Muchos otros signos, que no están escritos en este libro, hizo Jesús a la vista de los discípulos. Estos han sido escritos para que creáis que Jesús es el Mesías, el Hijo de Dios, y para que, creyendo, tengáis vida en su nombre.

Comentario

Hemos concluido nuestra Semana Santa con la Resurrección del Señor celebrada en la Vigilia Pascual y proclamada el Domingo de Pascua. Ahora iniciamos ese recorrido que la explica y trata de vivirla. El Evangelio que proclamamos se sitúa al anochecer, en la caída ya de la tarde. Es la oscuridad, el miedo, las puertas cerradas, la clausura, el bloqueo. Aparece Jesús en medio y se dirige a los discípulos con el saludo de la paz. No la paz que da el mundo, sino la paz de Cristo resucitado. Surge la alegría. Sopla el Espíritu, los recrea, los capacita, los contagia de su resurrección para que empiece la gran misión: el perdón, la regeneración.

La segunda parte del Evangelio nos presenta a Tomás, que no está en el grupo cuando se aparece el Resucitado. ¿Cómo se va a enterar si no ha participado en el primer encuentro pascual? Hay que estar en la Iglesia. Cuando descuidamos nuestra asistencia activa a la Eucaristía dominical el corazón se va enfriando, la fe se va congelando y al final somos como Tomás: «Si yo no veo, no creo». Tomás se reintegrará. Y el domingo siguiente, el primer día de la semana, Jesús viene a rescatarlo. Se hace presente y lo invita a que toque sus heridas: sus pies, su costado, sus manos. Jesús se revela a Tomás en las llagas. Tomás toca el cuerpo del Señor, palpa sus heridas, se postra en tierra, adora, y dice: «Señor mío y Dios mío». Es una confesión clara y solemne acerca de la divinidad de Jesús. El apóstol ha confesado: «Tú eres mi Señor, Tú eres mi Dios». La confesión es explícita, de tal manera que el mismo evangelista, dirigiéndose a su comunidad de aquel momento, dirá: «Dichosos los que crean sin haber visto», los que crean por el testimonio.

El Evangelio de Juan comienza con la creación (Jn 1, 1), y la creación en el Génesis empieza en esa noche eterna de la nada, del caos en el que va a actuar Dios.
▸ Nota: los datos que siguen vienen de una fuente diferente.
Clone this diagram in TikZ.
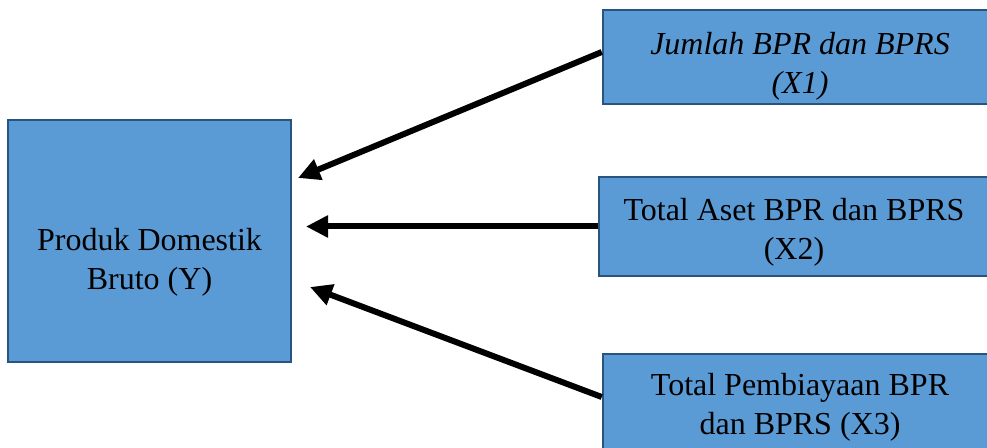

El Evangelio de Juan termina con el «primer día», es decir, con la nueva creación. Juan entiende que la Resurrección es el primer día de la nueva humanidad. Quien asiste a la Misa dominical, participando activamente, está llamado a despertar la conciencia de que es el primer día de una vida nueva. En la Eucaristía se disipan las dudas, se acaba el miedo y comienza la misión, porque ahí nace el hombre nuevo. La Misa dominical es el primer día del Paraíso, el gozo de la novedad, el comienzo de la misión. Lo que ocurre es que, aparentemente, seguimos igual: continuamos envejeciendo, los días se nos escapan. Pero Cristo ha resucitado y esta es la gran novedad. Algo nuevo late, algo novísimo se va abriendo camino en esta humanidad vieja que ahora comienza su primer día pleno.

El primer día da inicio a la gran misión de la Iglesia: la continuidad de Jesucristo mediante la Eucaristía. De ahí tiene que brotar todo. No nos olvidemos de lo más importante: la fuente, el hogar, es la Eucaristía. Esta misión de la Iglesia aparece claramente en el encuentro con Tomás que escuchamos en el Evangelio de este domingo: se trata de sanar las heridas del hombre viejo mediante el perdón.

¡Qué importante es el perdón! ¡El perdón completo! El perdón que es acercarse al herido aunque sea culpable de su herida, el perdón que es no rechazar al pecador y acoger su arrepentimiento —aunque no sea explícito—, el perdón que es la integración en la comunidad mediante el sacramento de la Penitencia, el perdón que es ese diario «pasar por alto» las faltas para poder convivir estrechamente.

¡Qué significativo es que la misión se identifique con el perdón y que ese perdón sea obra del Espíritu! Una vez más proclamamos esto: perdonar no es dar una amnistía, no es quitar la pena, sino sanar. Quien es curado porque el Señor le impone las manos y comulga su Cuerpo no necesita ninguna amnistía. Es un hombre nuevo.

Pidamos al Señor un corazón nuevo, un espíritu nuevo. Entonces no hará falta la amnistía. Bastará la acción divina del perdón.